Hope everyone enjoys your weekend...we will probably be doing more remodeling!

References: "American Folk Painters of the Three Centuries" Jean Lipman and Tom Armstrong, editors..(1980). (Love this book!)

5 comments:

the feathered nest said...

As always, I enjoyed the history lesson on W. Chandler.

I know, I'm busier now than when school was in session! My daughter is taking an art class too and really enjoying it.

Good luck with working on your remodel this weekend! It's so hot here that it's almost impossible to do anything outside, so it's a good time to catch up with indoor projects.

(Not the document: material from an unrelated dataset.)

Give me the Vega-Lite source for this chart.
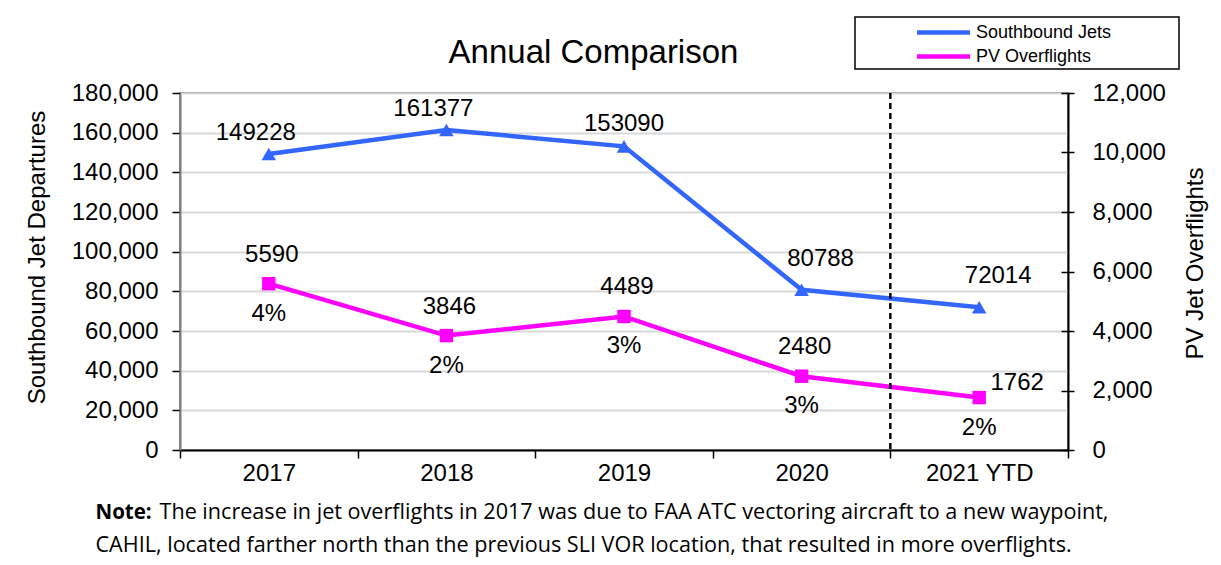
{
  "$schema": "https://vega.github.io/schema/vega-lite/v6.json",
  "width": 888,
  "height": 357,
  "autosize": {"type": "none"},
  "padding": {"left": 180, "top": 93, "right": 153, "bottom": 115},
  "background": "white",
  "config": {
    "font": "Liberation Sans",
    "view": {"stroke": "#8c8c8c", "strokeWidth": 2},
    "legend": {"strokeWidth": 1.5},
    "axis": {
      "labelFont": "Liberation Sans",
      "labelFontSize": 24,
      "labelColor": "#000",
      "titleFont": "Liberation Sans",
      "titleFontSize": 24,
      "titleFontWeight": "normal",
      "titleColor": "#000",
      "tickColor": "#000",
      "domainColor": "#000",
      "grid": false
    }
  },
  "data": {
    "values": [
      {"year": "2017", "jets": 149228, "pv": 5590, "pct": "4%"},
      {"year": "2018", "jets": 161377, "pv": 3846, "pct": "2%"},
      {"year": "2019", "jets": 153090, "pv": 4489, "pct": "3%"},
      {"year": "2020", "jets": 80788, "pv": 2480, "pct": "3%"},
      {"year": "2021 YTD", "jets": 72014, "pv": 1762, "pct": "2%"}
    ]
  },
  "layer": [
    {
      "mark": {"type": "line", "strokeWidth": 4.5, "point": {"shape": "triangle-up", "size": 210, "filled": true}},
      "encoding": {
        "x": {
          "field": "year", "type": "nominal", "sort": null, "bandPosition": 0.5,
          "scale": {"type": "band", "paddingInner": 0, "paddingOuter": 0},
          "axis": {
            "orient": "bottom", "labelAngle": 0, "tickBand": "extent", "tickSize": 8, "labelPadding": 3,
            "domainColor": "#000", "domainWidth": 2, "tickWidth": 1.5,
            "title": "Note:", "titleFont": "Open Sans", "titleFontWeight": "bold", "titleFontSize": 20.5,
            "titleAlign": "left", "titleBaseline": "alphabetic", "titleX": -85, "titleY": 68, "titleAngle": 0
          }
        },
        "y": {
          "field": "jets", "type": "quantitative",
          "scale": {"domain": [0, 180000], "nice": false},
          "axis": {
            "orient": "left", "values": [0, 20000, 40000, 60000, 80000, 100000, 120000, 140000, 160000, 180000],
            "format": ",d", "grid": true, "gridColor": "#D9D9D9", "gridWidth": 2,
            "tickSize": 8, "tickWidth": 1.5, "labelPadding": 14, "domainColor": "#7f7f7f", "domainWidth": 2,
            "title": "Southbound  Jet Departures", "titleAngle": -90, "titleX": -143, "titleY": 164,
            "titleAlign": "center", "titleBaseline": "middle"
          }
        },
        "color": {
          "datum": "Southbound Jets", "type": "nominal",
          "scale": {"domain": ["Southbound Jets", "PV Overflights"], "range": ["#3366FF", "#FF00FF"]},
          "legend": {
            "orient": "none", "legendX": 675, "legendY": -76, "direction": "vertical",
            "title": ".", "titleOrient": "right", "titleColor": "white", "titleFontSize": 8, "titlePadding": 62,
            "strokeColor": "#000", "padding": 3, "fillColor": "white",
            "symbolType": "M-2.65,0H2.65", "symbolStrokeWidth": 4.5, "symbolSize": 400, "symbolOffset": 73,
            "labelOffset": 20,
            "labelFontSize": 18, "labelFont": "Liberation Sans", "labelColor": "#000", "rowPadding": 2
          }
        }
      }
    },
    {
      "mark": {"type": "line", "strokeWidth": 4.5, "point": {"shape": "square", "size": 180, "filled": true}},
      "encoding": {
        "x": {
          "field": "year", "type": "nominal", "sort": null, "bandPosition": 0.5,
          "axis": {
            "orient": "bottom", "labels": false, "ticks": false, "domain": false,
            "title": "The increase in jet overflights in 2017 was due to FAA ATC vectoring aircraft to a new waypoint,",
            "titleFont": "Open Sans", "titleFontWeight": "normal", "titleFontSize": 21.6,
            "titleAlign": "left", "titleBaseline": "alphabetic", "titleX": -21, "titleY": 68, "titleAngle": 0
          }
        },
        "y": {
          "field": "pv", "type": "quantitative",
          "scale": {"domain": [0, 12000], "nice": false},
          "axis": {
            "orient": "right", "values": [0, 2000, 4000, 6000, 8000, 10000, 12000], "format": ",d",
            "tickSize": 6, "tickWidth": 1.5, "labelPadding": 18, "domainColor": "#000", "domainWidth": 2,
            "title": "PV Jet Overflights", "titleAngle": -90, "titleX": 127, "titleY": 170,
            "titleAlign": "center", "titleBaseline": "middle"
          }
        },
        "color": {"datum": "PV Overflights", "type": "nominal"}
      }
    },
    {
      "transform": [{"filter": "datum.year == '2017' || datum.year == '2018'"}],
      "mark": {"type": "text", "fontSize": 24, "dx": -13, "dy": -21, "color": "#000"},
      "encoding": {
        "x": {
          "field": "year", "type": "nominal", "sort": null, "bandPosition": 0.5,
          "axis": {
            "orient": "bottom", "labels": false, "ticks": false, "domain": false,
            "title": "CAHIL, located farther north than the previous SLI VOR location, that resulted in more overflights.",
            "titleFont": "Open Sans", "titleFontWeight": "normal", "titleFontSize": 21.6,
            "titleAlign": "left", "titleBaseline": "alphabetic", "titleX": -85, "titleY": 101, "titleAngle": 0
          }
        },
        "y": {"field": "jets", "type": "quantitative", "scale": {"domain": [0, 180000], "nice": false}, "axis": null},
        "text": {"field": "jets", "type": "quantitative", "format": "d"}
      }
    },
    {
      "transform": [{"filter": "datum.year == '2019'"}],
      "mark": {"type": "text", "fontSize": 24, "dy": -22, "color": "#000"},
      "encoding": {
        "x": {"field": "year", "type": "nominal", "sort": null, "bandPosition": 0.5, "axis": null},
        "y": {"field": "jets", "type": "quantitative", "scale": {"domain": [0, 180000], "nice": false}, "axis": null},
        "text": {"field": "jets", "type": "quantitative", "format": "d"}
      }
    },
    {
      "transform": [{"filter": "datum.year == '2020' || datum.year == '2021 YTD'"}],
      "mark": {"type": "text", "fontSize": 24, "dx": 19, "dy": -31, "color": "#000"},
      "encoding": {
        "x": {"field": "year", "type": "nominal", "sort": null, "bandPosition": 0.5, "axis": null},
        "y": {"field": "jets", "type": "quantitative", "scale": {"domain": [0, 180000], "nice": false}, "axis": null},
        "text": {"field": "jets", "type": "quantitative", "format": "d"}
      }
    },
    {
      "transform": [{"filter": "datum.year != '2021 YTD'"}],
      "mark": {"type": "text", "fontSize": 24, "dx": 3, "dy": -29, "color": "#000"},
      "encoding": {
        "x": {
          "field": "year", "type": "nominal", "sort": null, "bandPosition": 0.5,
          "axis": {
            "orient": "top", "labels": false, "ticks": false, "domain": false,
            "title": "Annual  Comparison", "titleFont": "Liberation Sans", "titleFontSize": 33,
            "titleAlign": "center", "titleBaseline": "alphabetic", "titleX": 413, "titleY": -31, "titleAngle": 0
          }
        },
        "y": {"field": "pv", "type": "quantitative", "scale": {"domain": [0, 12000], "nice": false}, "axis": null},
        "text": {"field": "pv", "type": "quantitative", "format": "d"}
      }
    },
    {
      "transform": [{"filter": "datum.year == '2021 YTD'"}],
      "mark": {"type": "text", "fontSize": 24, "dx": 38, "dy": -15, "color": "#000"},
      "encoding": {
        "x": {"field": "year", "type": "nominal", "sort": null, "bandPosition": 0.5, "axis": null},
        "y": {"field": "pv", "type": "quantitative", "scale": {"domain": [0, 12000], "nice": false}, "axis": null},
        "text": {"field": "pv", "type": "quantitative", "format": "d"}
      }
    },
    {
      "mark": {"type": "text", "fontSize": 24, "dy": 30, "color": "#000"},
      "encoding": {
        "x": {"field": "year", "type": "nominal", "sort": null, "bandPosition": 0.5, "axis": null},
        "y": {
          "field": "pv", "type": "quantitative", "scale": {"domain": [0, 12000], "nice": false},
          "axis": {
            "orient": "right", "values": [0, 2000, 4000, 6000, 8000, 10000, 12000],
            "labels": false, "domain": false, "grid": false, "title": null,
            "tickSize": -7, "tickWidth": 1.5
          }
        },
        "text": {"field": "pct", "type": "nominal"}
      }
    },
    {
      "mark": {"type": "rule", "strokeDash": [6, 4], "color": "#000", "strokeWidth": 1.5},
      "encoding": {
        "x": {"datum": "2021 YTD", "type": "nominal", "bandPosition": 0, "axis": null}
      }
    }
  ],
  "resolve": {
    "scale": {"y": "independent"},
    "axis": {"x": "independent", "y": "independent"}
  }
}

Have a super weekend (don't work too hard)!

Manuela

Sunnie said...

Hi Suzanne...just wanted to let you know how much I enjoy your paintings! They are lovely...and always have a very warm quality to them! I'm not a painter...but a rug hooker. (However, we like to say that we are "painting with wool"!) I've added you to my Blog so I can come back and see what other delightful paintings you've done. : )

Caitlin said...

Suzanne,

Thank you for posting the painters
of the past. I enjoyed reading
about Mr. Chandler. I laughed at
your ending about his ending.

Caitlin

Lana said...

Thanks for the history lesson Suzanne. It makes the actual art pieces so much more interesting if one knows a bit of background.

Get that bathroom remodeled so we can chat!

Lana

Sylvia Anderson said...

Facinating Suzanne! Thank you for teaching us about the passed painters, and a little history to boot!